Showing that a particular graph is Hamiltonian

Let $Q:=\{1,2,\ldots, q\}$. Let $G$ be a graph with the elements of $Q^n$ as vertices and an edge between $(a_1,a_2,\ldots, a_n)$ and $(b_1,b_2,\ldots, b_n)$ if and only if $a_i\ne b_i$ for exactly one value of $i$. Show that $G$ is Hamiltonian.

My question is whether my partial solution (given below) is correct and to complete the solution on similar lines?

We induct on $n$. For $n=1$, the graph $K_q$ is clearly Hamiltonian. Assume that for $n-1$ the corresponding graph on $Q^{n-1}$ vertices has a Hamiltonian circuit $x_1,x_2,\ldots,x_{q^{n-1}},x_1$. Now consider the graph $G$ and consider the case when $q$ is even.

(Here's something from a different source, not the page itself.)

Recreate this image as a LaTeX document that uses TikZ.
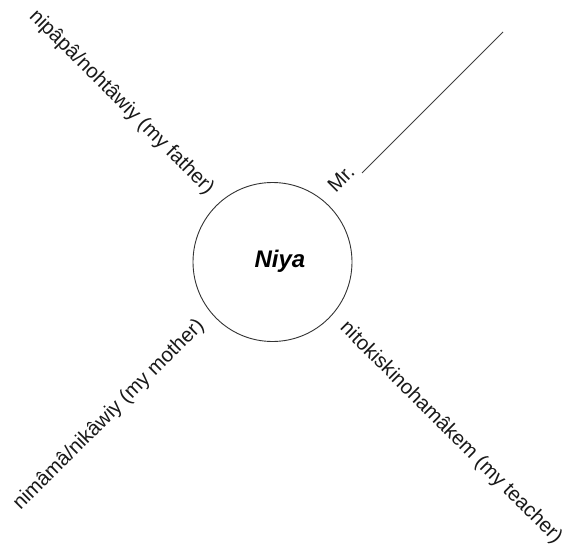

The Hamiltonian circuit is: $$1x_1,2x_1,\ldots,qx_1,qx_2,(q-1)x_2,\ldots,1x_2,1x_3,2x_3,\ldots,1x_{q^{n-1}},1x_1.$$

Edit: I could not follow Henning Makholm's hint given below, but the following solution struck me as more simple. Is it correct?

We induct on $n$. For $n=1$, the graph $K_q$ is clearly Hamiltonian. Assume that for $n-1$ the corresponding graph on $Q^{n-1}$ vertices has a Hamiltonian circuit $x_1,x_2,\ldots,x_{q^{n-1}},x_1$. Now consider the following Hamiltonian circuit to complete the proof:

$$1x_1,1x_2,\ldots,1x_{q^{n-1}-1},2x_{q^{n-1}-1},x_{q^{n-1}-2},\ldots,2x_1,3x_1,\ldots,y,qx_{q^{n-1}},(q-1)x_{q^{n-1}},\ldots,1x_{q^{n-1}},1x_1$$ where $y=qx_1$ or $y=qx_{q^{n-1}-1}$ depending on whether $q$ is even or odd respectively.

Yes, that looks like it will work.

In order to remove the dependency on $q$ being even, you can modify your solution such that next-to-last layer ends at an index between $1$ and $q-1$, which will allow the last layer to end at index $1$ no matter whether it's odd or even.

(This requires $q\ge 3$, but $q=2$ can be handled by your existing solution for even $q$).